For starters, Sutton offers the entirely false assertion that Celtic fans expected signings in the £10 million to £15 million bracket. This is nonsense. Celtic fans did not. Our two most expensive signings under Ange Postecoglou cost us £6 million apiece; Jota and Carter Vickers. But those guys were so obviously quality, and had proved it, that it was money well spent.
Celtic fans would prefer we bought two players of that quality, for that kind of cash, than one at that much higher price. The historical reminder I usually offer is that Tore Andre Flo was not worth what Rangers paid for him, and that we got Sutton and Hartson both for the same money; that’s the sort of thing I’m talking about. Would a £12 million player have been a better bet than Carter Vickers and Jota? He’d have had to have been very, very good to be.
I don’t support shelling that out on a single footballer unless he is truly exceptional. But the idea that fans have been demanding that sort of signing – far less that we expected a couple of them as his comments seem to suggest – is simply not supported by the facts.

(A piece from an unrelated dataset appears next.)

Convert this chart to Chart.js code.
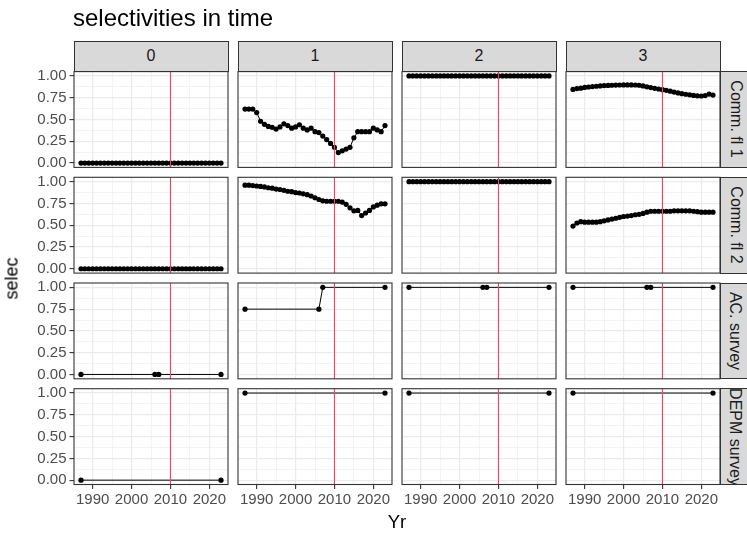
<!DOCTYPE html>
<html><head><meta charset="utf-8">
<script src="https://cdn.jsdelivr.net/npm/chart.js@4.4.1/dist/chart.umd.min.js"></script>
<style>
html,body{margin:0;padding:0;background:#fff;}
#wrap{position:relative;width:747px;height:533px;overflow:hidden;font-family:"Liberation Sans",Arial,sans-serif;background:#fff;}
#wrap canvas{position:absolute;left:0;top:0;}
.strip{position:absolute;background:#D9D9D9;border:1px solid #333;box-sizing:border-box;color:#1A1A1A;font-size:16px;display:flex;align-items:center;justify-content:center;overflow:hidden;white-space:nowrap;}
.rstrip span{display:block;transform:rotate(90deg);white-space:nowrap;}
.lbl{position:absolute;white-space:nowrap;color:#000;font-weight:normal;}
</style></head>
<body><div id="wrap"></div>
<script>
// ---------- data ----------
const years = [1987,1988,1989,1990,1991,1992,1993,1994,1995,1996,1997,1998,1999,2000,2001,2002,2003,2004,2005,2006,2007,2008,2009,2010,2011,2012,2013,2014,2015,2016,2017,2018,2019,2020,2021,2022,2023];
const yearsAC = [1987,2006,2007,2023];
const yearsDEPM = [1987,2023];
const ages = ['0','1','2','3'];
const fleets = ['Comm. fl 1','Comm. fl 2','AC. survey','DEPM survey'];
const refYear = 2010;
const xTickLabels = [1990,2000,2010,2020];
const xMinorTicks = [1995,2005,2015];
const yTickLabels = ['0.00','0.25','0.50','0.75','1.00'];
const yMinorTicks = [0.125,0.375,0.625,0.875];

const commFl1Age0 = [0,0,0,0,0,0,0,0,0,0,0,0,0,0,0,0,0,0,0,0,0,0,0,0,0,0,0,0,0,0,0,0,0,0,0,0,0];
const commFl1Age1 = [0.62,0.62,0.62,0.58,0.48,0.445,0.42,0.41,0.39,0.415,0.45,0.43,0.40,0.415,0.44,0.40,0.38,0.40,0.36,0.35,0.31,0.27,0.225,0.18,0.12,0.14,0.16,0.18,0.29,0.36,0.36,0.36,0.36,0.40,0.38,0.36,0.43];
const commFl1Age2 = [1,1,1,1,1,1,1,1,1,1,1,1,1,1,1,1,1,1,1,1,1,1,1,1,1,1,1,1,1,1,1,1,1,1,1,1,1];
const commFl1Age3 = [0.845,0.855,0.86,0.868,0.873,0.878,0.882,0.886,0.889,0.891,0.893,0.895,0.896,0.897,0.897,0.897,0.896,0.893,0.885,0.875,0.866,0.858,0.85,0.843,0.835,0.825,0.815,0.805,0.797,0.79,0.783,0.777,0.772,0.77,0.775,0.792,0.78];
const commFl2Age0 = [0,0,0,0,0,0,0,0,0,0,0,0,0,0,0,0,0,0,0,0,0,0,0,0,0,0,0,0,0,0,0,0,0,0,0,0,0];
const commFl2Age1 = [0.96,0.96,0.955,0.95,0.945,0.94,0.93,0.925,0.915,0.91,0.90,0.89,0.885,0.875,0.87,0.86,0.85,0.835,0.815,0.795,0.78,0.775,0.775,0.775,0.775,0.765,0.74,0.70,0.665,0.67,0.61,0.64,0.67,0.71,0.73,0.745,0.745];
const commFl2Age2 = [1,1,1,1,1,1,1,1,1,1,1,1,1,1,1,1,1,1,1,1,1,1,1,1,1,1,1,1,1,1,1,1,1,1,1,1,1];
const commFl2Age3 = [0.49,0.525,0.54,0.535,0.535,0.535,0.535,0.54,0.55,0.56,0.57,0.58,0.59,0.60,0.605,0.61,0.62,0.625,0.635,0.65,0.66,0.66,0.66,0.66,0.66,0.66,0.665,0.665,0.665,0.665,0.665,0.66,0.655,0.65,0.65,0.65,0.65];
const acSurveyAge0 = [0,0,0,0];
const acSurveyAge1 = [0.75,0.75,1,1];
const acSurveyAge2 = [1,1,1,1];
const acSurveyAge3 = [1,1,1,1];
const depmSurveyAge0 = [0,0];
const depmSurveyAge1 = [1,1];
const depmSurveyAge2 = [1,1];
const depmSurveyAge3 = [1,1];

const panelX = [years, years, yearsAC, yearsDEPM];
const panelY = [
  [commFl1Age0, commFl1Age1, commFl1Age2, commFl1Age3],
  [commFl2Age0, commFl2Age1, commFl2Age2, commFl2Age3],
  [acSurveyAge0, acSurveyAge1, acSurveyAge2, acSurveyAge3],
  [depmSurveyAge0, depmSurveyAge1, depmSurveyAge2, depmSurveyAge3]
];

// ---------- layout ----------
const W = 747, H = 533;
const colLeft = [74, 238, 402, 566];
const panelW = 154;
const rowTop = [71.6, 177.3, 283.0, 388.7];
const panelH = 95.8;
const yAxisW = 74, xAxisH = 30;
const xMin = 1985.2, xMax = 2024.8, yMin = -0.05, yMax = 1.05;
const tickFont = {family: '"Liberation Sans", Arial, sans-serif', size: 15};

const wrap = document.getElementById('wrap');

const isMajorX = v => xTickLabels.includes(v);
const isMajorY = v => yTickLabels.map(Number).some(t => Math.abs(t - v) < 1e-9);

const panelPlugin = {
  id: 'panelDeco',
  afterDatasetsDraw(chart) {
    const {ctx, chartArea: a, scales: {x}} = chart;
    const px = x.getPixelForValue(refYear);
    ctx.save();
    ctx.strokeStyle = '#F0436A';
    ctx.lineWidth = 1.1;
    ctx.beginPath();
    ctx.moveTo(px, a.top);
    ctx.lineTo(px, a.bottom);
    ctx.stroke();
    ctx.restore();
  },
  afterDraw(chart) {
    const {ctx, chartArea: a} = chart;
    ctx.save();
    ctx.strokeStyle = '#333333';
    ctx.lineWidth = 1.1;
    ctx.strokeRect(a.left, a.top, a.right - a.left, a.bottom - a.top);
    ctx.restore();
  }
};

function makePanel(r, c) {
  const cv = document.createElement('canvas');
  cv.width = W; cv.height = H;
  cv.style.width = W + 'px'; cv.style.height = H + 'px';
  wrap.appendChild(cv);
  const left = colLeft[c], top = rowTop[r];
  const right = left + panelW, bottom = top + panelH;
  const showY = c === 0, showX = r === 3;
  const xs = panelX[r], ys = panelY[r][c];
  new Chart(cv, {
    type: 'line',
    data: {
      datasets: [{
        data: xs.map((x, i) => ({x: x, y: ys[i]})),
        borderColor: '#000000',
        borderWidth: 1,
        pointRadius: 2.6,
        pointBackgroundColor: '#000000',
        pointBorderWidth: 0,
        tension: 0,
        clip: 6
      }]
    },
    options: {
      responsive: false,
      animation: false,
      events: [],
      devicePixelRatio: 1,
      layout: {padding: {
        left: showY ? left - yAxisW : left,
        right: W - right,
        top: top,
        bottom: showX ? H - bottom - xAxisH : H - bottom
      }},
      plugins: {legend: {display: false}, tooltip: {enabled: false}, title: {display: false}},
      scales: {
        x: {
          type: 'linear', min: xMin, max: xMax,
          afterBuildTicks: s => { s.ticks = xTickLabels.concat(xMinorTicks).sort((a, b) => a - b).map(v => ({value: v})); },
          afterFit: s => { s.height = showX ? xAxisH : 0; s.paddingLeft = 0; s.paddingRight = 0; },
          border: {display: false},
          grid: {
            color: '#EBEBEB',
            lineWidth: ctx => isMajorX(ctx.tick.value) ? 1.2 : 0.6,
            drawTicks: showX,
            tickLength: 4.5,
            tickColor: ctx => isMajorX(ctx.tick.value) ? '#333333' : 'rgba(0,0,0,0)',
            tickWidth: 1.1
          },
          ticks: {
            display: showX, autoSkip: false, maxRotation: 0, minRotation: 0,
            padding: 2, color: '#4D4D4D', font: tickFont,
            callback: v => isMajorX(v) ? String(v) : ''
          }
        },
        y: {
          type: 'linear', min: yMin, max: yMax,
          afterBuildTicks: s => { s.ticks = yTickLabels.map(Number).concat(yMinorTicks).sort((a, b) => a - b).map(v => ({value: v})); },
          afterFit: s => { s.width = showY ? yAxisW : 0; s.paddingTop = 0; s.paddingBottom = 0; },
          border: {display: false},
          grid: {
            color: '#EBEBEB',
            lineWidth: ctx => isMajorY(ctx.tick.value) ? 1.2 : 0.6,
            drawTicks: showY,
            tickLength: 4.5,
            tickColor: ctx => isMajorY(ctx.tick.value) ? '#333333' : 'rgba(0,0,0,0)',
            tickWidth: 1.1
          },
          ticks: {
            display: showY, autoSkip: false,
            padding: 3, color: '#4D4D4D', font: tickFont,
            callback: v => {
              const i = yTickLabels.map(Number).findIndex(t => Math.abs(t - v) < 1e-9);
              return i >= 0 ? yTickLabels[i] : '';
            }
          }
        }
      }
    },
    plugins: [panelPlugin]
  });
}

// strips (below canvases)
ages.forEach((a, c) => {
  const d = document.createElement('div');
  d.className = 'strip';
  d.style.left = (colLeft[c] - 0.5) + 'px';
  d.style.top = '40.7px';
  d.style.width = (panelW + 1) + 'px';
  d.style.height = (rowTop[0] - 40.7 + 0.5) + 'px';
  d.textContent = a;
  wrap.appendChild(d);
});
fleets.forEach((f, r) => {
  const d = document.createElement('div');
  d.className = 'strip rstrip';
  d.style.left = (colLeft[3] + panelW - 0.5) + 'px';
  d.style.top = (rowTop[r] - 0.5) + 'px';
  d.style.width = '31.5px';
  d.style.height = (panelH + 1) + 'px';
  const s = document.createElement('span');
  s.textContent = f;
  d.appendChild(s);
  wrap.appendChild(d);
});

for (let r = 0; r < 4; r++) for (let c = 0; c < 4; c++) makePanel(r, c);

// titles
function addLabel(text, css) {
  const d = document.createElement('div');
  d.className = 'lbl';
  d.textContent = text;
  Object.assign(d.style, css);
  wrap.appendChild(d);
  return d;
}
addLabel('selectivities in time', {left: '73px', top: '5.5px', fontSize: '24px', lineHeight: '24px'});
addLabel('Yr', {left: '0px', top: '513px', width: '794px', textAlign: 'center', fontSize: '18.5px', lineHeight: '18.5px'});
addLabel('selec', {left: '-38px', top: '268.5px', width: '100px', textAlign: 'center', fontSize: '18px', lineHeight: '19px', transform: 'rotate(-90deg)'});
</script></body></html>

He suggests that players who are in that value bracket want to be compensated accordingly. Again, I’m sorry to challenge his remarks here but that’s also nonsense. £15 million in the modern transfer market is not a lot of money for a player, so it would be entirely unrealistic for anyone in that bracket to automatically assume that they can justify a megabucks salary.
But, and this is the third place his analysis falls down and helps to perpetuate the biggest myth of them all, he also claims that Celtic could not afford to pay such a salary if a player was demanding it, and it’s here that I’m afraid he and I are miles apart.
As I keep on saying, Celtic is where Celtic is by choice.
This is the design. This is not something that football has forced upon us. We are here today because of decisions that we have made inside the walls of our own club. The Celtic Park wage cap is notorious. It is also ludicrous at the level it’s apparently set at. And in defending it Sutton has pushed the biggest “false narrative” of them all.
Which is that Celtic “cannot” pay that kind of a money to a “quality player” because then the manager will have a line outside his door of people demanding the same. This is repeated so often that you’d think it were an unshakable truth; in fact, it’s absolute bunk as everyone who stops and thinks for a minute can work out in under that time.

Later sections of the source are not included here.